--- start ---

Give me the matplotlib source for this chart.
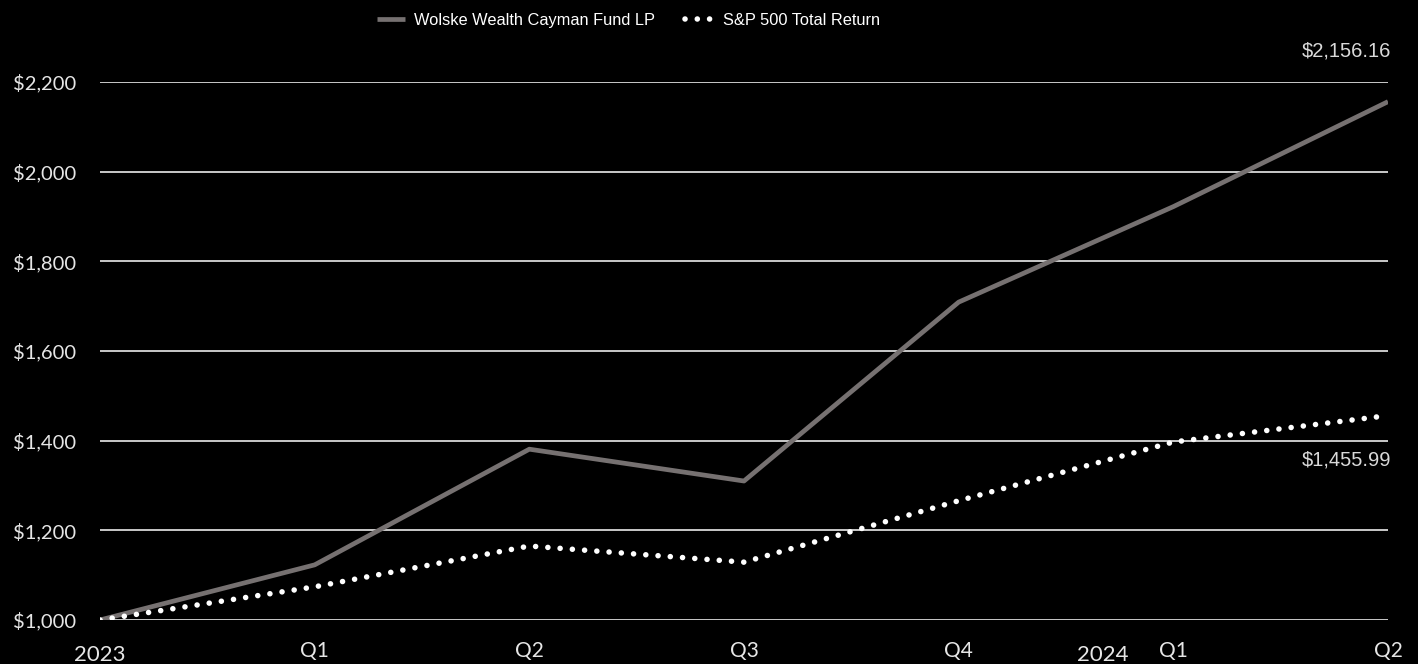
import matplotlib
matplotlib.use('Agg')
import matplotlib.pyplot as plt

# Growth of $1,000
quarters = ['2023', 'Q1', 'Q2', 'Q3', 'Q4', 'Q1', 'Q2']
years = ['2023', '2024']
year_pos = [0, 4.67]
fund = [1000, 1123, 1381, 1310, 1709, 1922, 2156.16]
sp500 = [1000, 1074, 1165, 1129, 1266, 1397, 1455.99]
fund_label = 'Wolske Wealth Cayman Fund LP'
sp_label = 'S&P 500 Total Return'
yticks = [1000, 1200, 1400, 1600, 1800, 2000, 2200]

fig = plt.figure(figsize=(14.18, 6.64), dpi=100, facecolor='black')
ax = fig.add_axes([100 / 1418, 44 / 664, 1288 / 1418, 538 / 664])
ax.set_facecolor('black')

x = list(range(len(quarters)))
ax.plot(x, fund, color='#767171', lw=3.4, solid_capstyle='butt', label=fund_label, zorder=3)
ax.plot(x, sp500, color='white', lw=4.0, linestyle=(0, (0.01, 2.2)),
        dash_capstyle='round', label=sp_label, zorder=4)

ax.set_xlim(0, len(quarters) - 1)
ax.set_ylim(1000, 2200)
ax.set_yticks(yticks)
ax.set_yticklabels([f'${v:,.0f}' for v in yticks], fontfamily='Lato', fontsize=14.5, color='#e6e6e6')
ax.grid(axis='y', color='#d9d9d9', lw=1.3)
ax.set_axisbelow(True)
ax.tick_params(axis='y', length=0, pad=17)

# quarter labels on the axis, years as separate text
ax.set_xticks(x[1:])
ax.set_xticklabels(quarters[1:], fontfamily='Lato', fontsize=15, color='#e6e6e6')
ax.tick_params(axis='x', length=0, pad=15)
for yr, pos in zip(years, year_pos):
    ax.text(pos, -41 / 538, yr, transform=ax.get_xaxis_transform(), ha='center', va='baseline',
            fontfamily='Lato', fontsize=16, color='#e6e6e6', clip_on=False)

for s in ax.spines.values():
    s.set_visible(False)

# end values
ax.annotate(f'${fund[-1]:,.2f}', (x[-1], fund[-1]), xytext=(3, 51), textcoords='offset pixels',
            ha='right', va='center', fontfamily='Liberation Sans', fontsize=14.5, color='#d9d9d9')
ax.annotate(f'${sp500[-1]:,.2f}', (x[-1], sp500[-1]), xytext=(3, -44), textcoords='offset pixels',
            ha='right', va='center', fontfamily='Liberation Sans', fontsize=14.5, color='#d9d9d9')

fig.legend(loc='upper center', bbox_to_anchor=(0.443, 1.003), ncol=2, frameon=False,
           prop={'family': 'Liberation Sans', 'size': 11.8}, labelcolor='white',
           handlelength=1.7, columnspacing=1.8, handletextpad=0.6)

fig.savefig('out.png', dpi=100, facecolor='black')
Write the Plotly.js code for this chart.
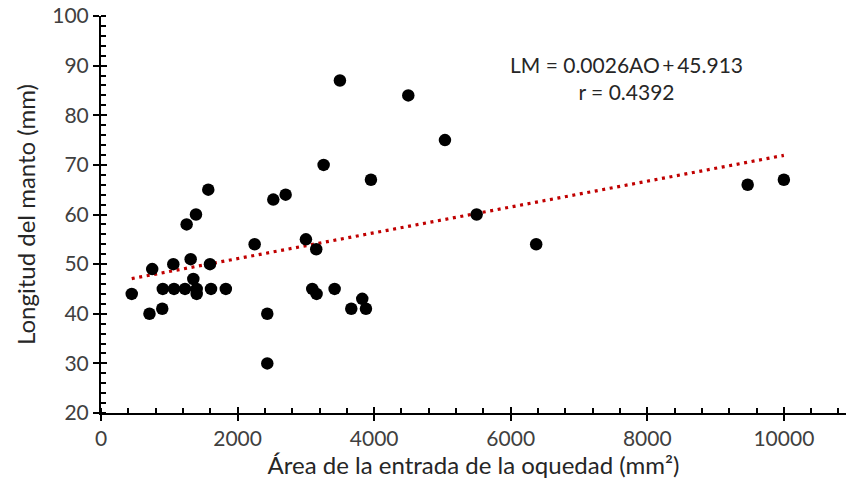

--- end ---

SET TASK :: Repeat every record precisely. Any picture among them stays out of the copy.

OUTPUT BELOW ::
Give me the matplotlib source for this chart.
import matplotlib
matplotlib.use('Agg')
import matplotlib.pyplot as plt

# Growth of $1,000
quarters = ['2023', 'Q1', 'Q2', 'Q3', 'Q4', 'Q1', 'Q2']
years = ['2023', '2024']
year_pos = [0, 4.67]
fund = [1000, 1123, 1381, 1310, 1709, 1922, 2156.16]
sp500 = [1000, 1074, 1165, 1129, 1266, 1397, 1455.99]
fund_label = 'Wolske Wealth Cayman Fund LP'
sp_label = 'S&P 500 Total Return'
yticks = [1000, 1200, 1400, 1600, 1800, 2000, 2200]

fig = plt.figure(figsize=(14.18, 6.64), dpi=100, facecolor='black')
ax = fig.add_axes([100 / 1418, 44 / 664, 1288 / 1418, 538 / 664])
ax.set_facecolor('black')

x = list(range(len(quarters)))
ax.plot(x, fund, color='#767171', lw=3.4, solid_capstyle='butt', label=fund_label, zorder=3)
ax.plot(x, sp500, color='white', lw=4.0, linestyle=(0, (0.01, 2.2)),
        dash_capstyle='round', label=sp_label, zorder=4)

ax.set_xlim(0, len(quarters) - 1)
ax.set_ylim(1000, 2200)
ax.set_yticks(yticks)
ax.set_yticklabels([f'${v:,.0f}' for v in yticks], fontfamily='Lato', fontsize=14.5, color='#e6e6e6')
ax.grid(axis='y', color='#d9d9d9', lw=1.3)
ax.set_axisbelow(True)
ax.tick_params(axis='y', length=0, pad=17)

# quarter labels on the axis, years as separate text
ax.set_xticks(x[1:])
ax.set_xticklabels(quarters[1:], fontfamily='Lato', fontsize=15, color='#e6e6e6')
ax.tick_params(axis='x', length=0, pad=15)
for yr, pos in zip(years, year_pos):
    ax.text(pos, -41 / 538, yr, transform=ax.get_xaxis_transform(), ha='center', va='baseline',
            fontfamily='Lato', fontsize=16, color='#e6e6e6', clip_on=False)

for s in ax.spines.values():
    s.set_visible(False)

# end values
ax.annotate(f'${fund[-1]:,.2f}', (x[-1], fund[-1]), xytext=(3, 51), textcoords='offset pixels',
            ha='right', va='center', fontfamily='Liberation Sans', fontsize=14.5, color='#d9d9d9')
ax.annotate(f'${sp500[-1]:,.2f}', (x[-1], sp500[-1]), xytext=(3, -44), textcoords='offset pixels',
            ha='right', va='center', fontfamily='Liberation Sans', fontsize=14.5, color='#d9d9d9')

fig.legend(loc='upper center', bbox_to_anchor=(0.443, 1.003), ncol=2, frameon=False,
           prop={'family': 'Liberation Sans', 'size': 11.8}, labelcolor='white',
           handlelength=1.7, columnspacing=1.8, handletextpad=0.6)

fig.savefig('out.png', dpi=100, facecolor='black')
Write the Plotly.js code for this chart.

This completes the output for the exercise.